Search the records below for the word "this". Pull out each line that has it.
[Start Material provided]
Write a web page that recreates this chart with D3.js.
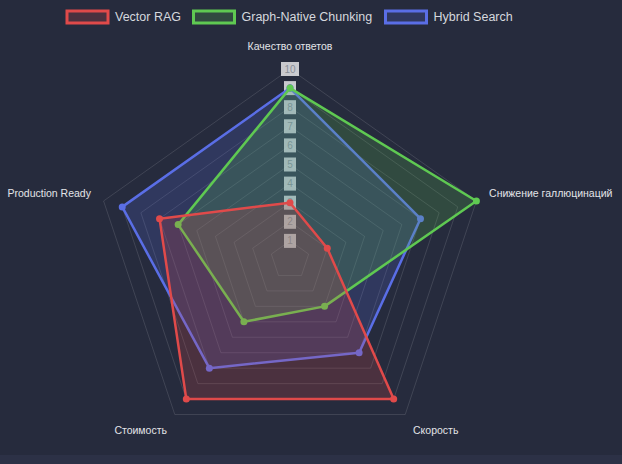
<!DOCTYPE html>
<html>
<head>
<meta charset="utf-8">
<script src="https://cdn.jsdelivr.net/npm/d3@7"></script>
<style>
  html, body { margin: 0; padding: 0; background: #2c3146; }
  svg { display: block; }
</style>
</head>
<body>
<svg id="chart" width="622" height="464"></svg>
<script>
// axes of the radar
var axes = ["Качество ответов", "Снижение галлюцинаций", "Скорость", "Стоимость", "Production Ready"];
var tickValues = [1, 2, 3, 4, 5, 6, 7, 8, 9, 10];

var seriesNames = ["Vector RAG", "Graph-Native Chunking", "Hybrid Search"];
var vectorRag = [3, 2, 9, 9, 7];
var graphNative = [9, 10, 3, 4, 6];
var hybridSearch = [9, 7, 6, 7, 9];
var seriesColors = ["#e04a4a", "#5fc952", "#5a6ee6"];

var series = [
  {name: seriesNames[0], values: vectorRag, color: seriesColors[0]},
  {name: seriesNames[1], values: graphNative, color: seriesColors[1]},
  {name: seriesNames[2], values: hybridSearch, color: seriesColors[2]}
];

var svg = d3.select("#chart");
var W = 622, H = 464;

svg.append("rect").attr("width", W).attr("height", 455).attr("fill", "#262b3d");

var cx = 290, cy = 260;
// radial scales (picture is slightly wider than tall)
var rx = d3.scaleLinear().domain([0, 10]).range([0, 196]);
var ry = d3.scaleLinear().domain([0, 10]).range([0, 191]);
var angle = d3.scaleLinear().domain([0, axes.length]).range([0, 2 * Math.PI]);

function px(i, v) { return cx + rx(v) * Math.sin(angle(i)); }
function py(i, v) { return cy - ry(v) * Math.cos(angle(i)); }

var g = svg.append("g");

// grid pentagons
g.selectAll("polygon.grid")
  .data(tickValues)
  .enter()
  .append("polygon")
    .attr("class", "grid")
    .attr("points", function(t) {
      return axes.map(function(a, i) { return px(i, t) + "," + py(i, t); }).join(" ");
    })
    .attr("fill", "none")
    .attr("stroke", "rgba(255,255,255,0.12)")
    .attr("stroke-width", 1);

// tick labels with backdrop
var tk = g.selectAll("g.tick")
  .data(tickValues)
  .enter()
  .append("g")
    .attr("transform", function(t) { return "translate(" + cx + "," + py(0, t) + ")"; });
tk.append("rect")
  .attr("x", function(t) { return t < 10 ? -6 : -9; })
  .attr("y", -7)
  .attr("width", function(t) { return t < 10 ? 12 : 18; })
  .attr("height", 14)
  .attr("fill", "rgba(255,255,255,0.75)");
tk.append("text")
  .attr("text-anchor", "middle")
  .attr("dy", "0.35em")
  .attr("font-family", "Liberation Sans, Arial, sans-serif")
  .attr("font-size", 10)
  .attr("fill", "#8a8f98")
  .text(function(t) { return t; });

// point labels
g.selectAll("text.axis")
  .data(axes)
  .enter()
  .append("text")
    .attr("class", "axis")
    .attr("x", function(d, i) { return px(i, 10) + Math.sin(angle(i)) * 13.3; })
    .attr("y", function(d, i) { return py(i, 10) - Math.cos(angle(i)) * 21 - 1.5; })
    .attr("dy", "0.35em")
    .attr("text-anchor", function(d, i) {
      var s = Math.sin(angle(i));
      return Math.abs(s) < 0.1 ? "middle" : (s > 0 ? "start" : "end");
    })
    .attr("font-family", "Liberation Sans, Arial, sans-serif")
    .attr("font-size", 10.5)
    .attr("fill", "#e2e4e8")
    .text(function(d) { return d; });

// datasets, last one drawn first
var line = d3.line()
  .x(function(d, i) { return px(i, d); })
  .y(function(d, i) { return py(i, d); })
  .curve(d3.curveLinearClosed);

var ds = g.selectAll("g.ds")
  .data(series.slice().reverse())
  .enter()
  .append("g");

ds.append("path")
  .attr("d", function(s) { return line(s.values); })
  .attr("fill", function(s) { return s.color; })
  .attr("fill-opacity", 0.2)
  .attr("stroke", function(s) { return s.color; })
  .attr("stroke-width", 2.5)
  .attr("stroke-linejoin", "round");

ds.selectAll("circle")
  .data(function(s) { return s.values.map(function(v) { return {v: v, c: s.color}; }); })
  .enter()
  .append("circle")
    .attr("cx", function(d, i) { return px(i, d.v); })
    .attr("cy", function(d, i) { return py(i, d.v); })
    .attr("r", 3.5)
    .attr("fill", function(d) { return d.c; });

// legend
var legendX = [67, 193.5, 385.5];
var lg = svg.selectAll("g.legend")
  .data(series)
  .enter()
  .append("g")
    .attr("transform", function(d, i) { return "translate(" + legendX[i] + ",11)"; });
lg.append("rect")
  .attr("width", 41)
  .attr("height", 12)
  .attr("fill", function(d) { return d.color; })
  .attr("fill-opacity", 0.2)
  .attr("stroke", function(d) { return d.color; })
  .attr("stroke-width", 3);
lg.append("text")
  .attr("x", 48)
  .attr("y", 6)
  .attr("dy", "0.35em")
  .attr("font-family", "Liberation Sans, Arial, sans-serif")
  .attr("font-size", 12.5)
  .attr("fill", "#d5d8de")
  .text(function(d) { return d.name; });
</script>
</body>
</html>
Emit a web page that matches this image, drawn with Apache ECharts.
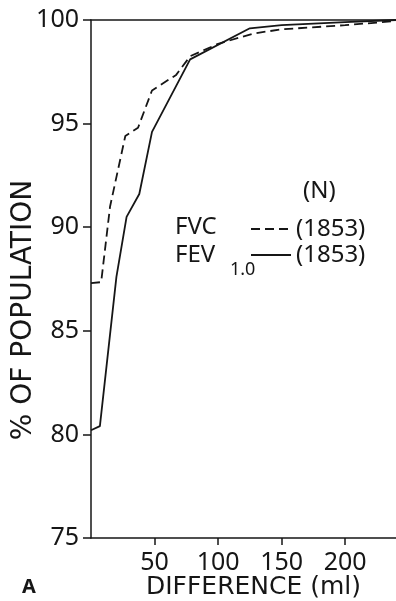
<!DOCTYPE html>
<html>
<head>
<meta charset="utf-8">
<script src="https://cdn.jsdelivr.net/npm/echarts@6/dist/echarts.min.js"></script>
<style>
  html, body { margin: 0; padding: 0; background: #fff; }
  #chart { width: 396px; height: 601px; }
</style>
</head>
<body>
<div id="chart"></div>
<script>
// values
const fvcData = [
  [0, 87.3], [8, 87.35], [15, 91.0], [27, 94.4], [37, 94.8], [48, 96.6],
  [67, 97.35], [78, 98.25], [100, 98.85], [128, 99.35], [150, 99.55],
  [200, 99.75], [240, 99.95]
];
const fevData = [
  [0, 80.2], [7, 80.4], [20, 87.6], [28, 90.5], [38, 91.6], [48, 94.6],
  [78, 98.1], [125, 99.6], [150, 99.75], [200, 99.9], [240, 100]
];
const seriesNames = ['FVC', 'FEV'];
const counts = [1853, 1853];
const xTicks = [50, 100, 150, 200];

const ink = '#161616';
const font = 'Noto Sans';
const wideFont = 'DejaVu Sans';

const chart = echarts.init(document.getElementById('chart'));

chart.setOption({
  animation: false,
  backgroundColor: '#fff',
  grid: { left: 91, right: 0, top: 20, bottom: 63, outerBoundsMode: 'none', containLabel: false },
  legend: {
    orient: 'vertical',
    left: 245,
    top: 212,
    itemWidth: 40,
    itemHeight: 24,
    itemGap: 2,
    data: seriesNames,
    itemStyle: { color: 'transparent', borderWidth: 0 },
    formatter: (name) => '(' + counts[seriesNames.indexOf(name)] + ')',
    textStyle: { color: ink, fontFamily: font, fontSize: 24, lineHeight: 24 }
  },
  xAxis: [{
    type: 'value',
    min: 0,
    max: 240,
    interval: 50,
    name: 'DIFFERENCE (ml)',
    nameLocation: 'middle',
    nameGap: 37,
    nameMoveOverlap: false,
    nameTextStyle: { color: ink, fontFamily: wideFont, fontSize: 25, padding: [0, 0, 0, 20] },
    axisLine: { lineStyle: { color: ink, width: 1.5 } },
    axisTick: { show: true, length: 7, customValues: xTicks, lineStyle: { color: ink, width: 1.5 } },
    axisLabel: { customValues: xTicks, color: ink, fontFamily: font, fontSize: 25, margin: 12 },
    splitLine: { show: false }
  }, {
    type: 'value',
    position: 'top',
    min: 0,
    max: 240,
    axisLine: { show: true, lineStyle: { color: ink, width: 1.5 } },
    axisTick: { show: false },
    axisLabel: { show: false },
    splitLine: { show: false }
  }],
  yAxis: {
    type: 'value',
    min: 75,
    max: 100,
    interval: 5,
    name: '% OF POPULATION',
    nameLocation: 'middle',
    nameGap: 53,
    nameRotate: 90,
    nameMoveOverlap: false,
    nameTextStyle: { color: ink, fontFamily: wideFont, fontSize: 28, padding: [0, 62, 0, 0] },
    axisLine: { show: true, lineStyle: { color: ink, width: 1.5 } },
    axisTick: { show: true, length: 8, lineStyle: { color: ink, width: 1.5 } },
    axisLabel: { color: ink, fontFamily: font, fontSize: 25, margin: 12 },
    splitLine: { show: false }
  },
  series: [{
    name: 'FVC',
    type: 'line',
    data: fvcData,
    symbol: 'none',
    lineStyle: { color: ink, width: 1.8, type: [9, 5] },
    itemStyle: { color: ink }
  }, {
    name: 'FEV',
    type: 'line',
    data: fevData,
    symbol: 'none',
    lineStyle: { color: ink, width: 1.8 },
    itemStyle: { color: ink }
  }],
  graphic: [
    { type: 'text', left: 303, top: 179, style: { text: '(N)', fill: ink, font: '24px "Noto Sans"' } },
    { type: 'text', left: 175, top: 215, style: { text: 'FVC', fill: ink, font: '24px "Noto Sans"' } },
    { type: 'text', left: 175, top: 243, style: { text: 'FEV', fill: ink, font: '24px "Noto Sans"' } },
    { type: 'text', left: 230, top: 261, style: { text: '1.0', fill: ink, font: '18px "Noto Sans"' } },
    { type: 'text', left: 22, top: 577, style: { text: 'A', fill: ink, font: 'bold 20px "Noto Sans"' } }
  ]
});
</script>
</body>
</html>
[End Material provided]
Answer for the task
Write a web page that recreates this chart with D3.js.
Emit a web page that matches this image, drawn with Apache ECharts.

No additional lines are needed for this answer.